Quando chegamos em casa, não contamos a ninguém, nem a nossos pais nem a mais ninguém. Um pouco mais tarde, porém, estávamos no muro conversando sobre o assunto quando a vizinha chegou para dar bolo pra gente e ouviu pela metade o que estávamos conversando. Aí ela falou: "-Vocês viram isso que estão dizendo na rua ali embaixo, não foi? Perto da casa de dona fulana?" "Foi", a gente disse. "Eu já vi também. Não pensem mais nisso não. Esqueçam." A gente ficou insistindo, pedindo pra ela dizer mais alguma coisa, mas ela não disse, saiu logo de perto de nós com alguma desculpa que eu não lembro mais.

Ainda hoje, uns 20 anos depois, eu continuo afirmando que o que a gente viu não era humano, nem estava fantasiado, nem a gente imaginou ou exagerou aquilo com fantasias de criança. Era alguém ou alguma coisa que a gente não sabe o que era, nem de onde veio, nem para onde foi, nem porque estava ali. Sabemos ainda muito menos para onde aquilo nos levaria, como prometeu, se a gente não o deixasse em paz.
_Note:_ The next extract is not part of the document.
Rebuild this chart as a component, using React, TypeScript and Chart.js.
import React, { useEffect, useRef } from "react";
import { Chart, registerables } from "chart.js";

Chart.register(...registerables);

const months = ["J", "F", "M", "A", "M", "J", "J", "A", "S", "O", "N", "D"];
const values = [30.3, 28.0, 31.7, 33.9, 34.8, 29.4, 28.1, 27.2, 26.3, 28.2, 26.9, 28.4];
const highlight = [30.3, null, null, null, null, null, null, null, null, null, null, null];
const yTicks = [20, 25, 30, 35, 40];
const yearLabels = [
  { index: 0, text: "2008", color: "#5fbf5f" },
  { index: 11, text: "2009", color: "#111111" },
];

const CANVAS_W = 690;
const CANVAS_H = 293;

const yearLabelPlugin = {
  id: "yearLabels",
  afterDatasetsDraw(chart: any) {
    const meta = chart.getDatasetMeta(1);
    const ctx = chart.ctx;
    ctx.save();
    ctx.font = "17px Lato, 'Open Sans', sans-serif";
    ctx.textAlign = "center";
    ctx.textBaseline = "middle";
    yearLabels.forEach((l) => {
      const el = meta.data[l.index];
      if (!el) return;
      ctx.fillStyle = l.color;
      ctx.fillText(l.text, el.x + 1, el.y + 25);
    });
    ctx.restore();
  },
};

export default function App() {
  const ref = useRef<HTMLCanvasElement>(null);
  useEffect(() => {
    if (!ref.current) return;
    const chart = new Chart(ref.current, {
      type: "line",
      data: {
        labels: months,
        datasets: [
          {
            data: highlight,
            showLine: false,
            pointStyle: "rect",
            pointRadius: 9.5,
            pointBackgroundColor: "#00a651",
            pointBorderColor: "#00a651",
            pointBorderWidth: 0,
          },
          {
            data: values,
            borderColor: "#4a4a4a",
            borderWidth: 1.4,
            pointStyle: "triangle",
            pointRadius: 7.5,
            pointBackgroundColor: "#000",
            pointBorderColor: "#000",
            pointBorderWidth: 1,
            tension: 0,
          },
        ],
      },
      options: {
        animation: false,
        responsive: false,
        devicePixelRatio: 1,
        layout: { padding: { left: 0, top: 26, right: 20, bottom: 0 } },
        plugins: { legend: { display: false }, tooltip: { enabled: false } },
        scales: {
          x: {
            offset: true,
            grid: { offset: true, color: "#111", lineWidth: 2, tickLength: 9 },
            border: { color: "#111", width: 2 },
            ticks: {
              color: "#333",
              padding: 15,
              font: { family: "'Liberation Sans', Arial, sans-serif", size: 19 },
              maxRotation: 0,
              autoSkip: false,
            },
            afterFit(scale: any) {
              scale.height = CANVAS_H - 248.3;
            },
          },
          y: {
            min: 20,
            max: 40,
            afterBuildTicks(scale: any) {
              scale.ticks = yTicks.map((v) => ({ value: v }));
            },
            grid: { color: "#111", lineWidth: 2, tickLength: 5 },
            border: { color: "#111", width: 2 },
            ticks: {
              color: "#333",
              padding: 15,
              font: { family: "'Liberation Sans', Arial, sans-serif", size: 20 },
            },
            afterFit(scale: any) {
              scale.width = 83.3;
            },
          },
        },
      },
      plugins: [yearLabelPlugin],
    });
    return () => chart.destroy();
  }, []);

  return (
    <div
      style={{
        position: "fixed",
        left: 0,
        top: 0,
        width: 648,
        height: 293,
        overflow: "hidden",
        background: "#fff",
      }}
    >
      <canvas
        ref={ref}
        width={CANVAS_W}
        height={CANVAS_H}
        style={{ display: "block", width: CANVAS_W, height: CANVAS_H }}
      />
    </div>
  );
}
Dia desses eu conversava com minha prima que estava comigo naquele dia e perguntei se ela lembrava da história. Ela disse que infelizmente sim (a lembrança dela era idêntica à minha em todos os detalhes), que até hoje lembra de vez em quando e morre de medo, e que tem certeza, como eu, que o que a gente viu naquele carnaval não era desse mundo.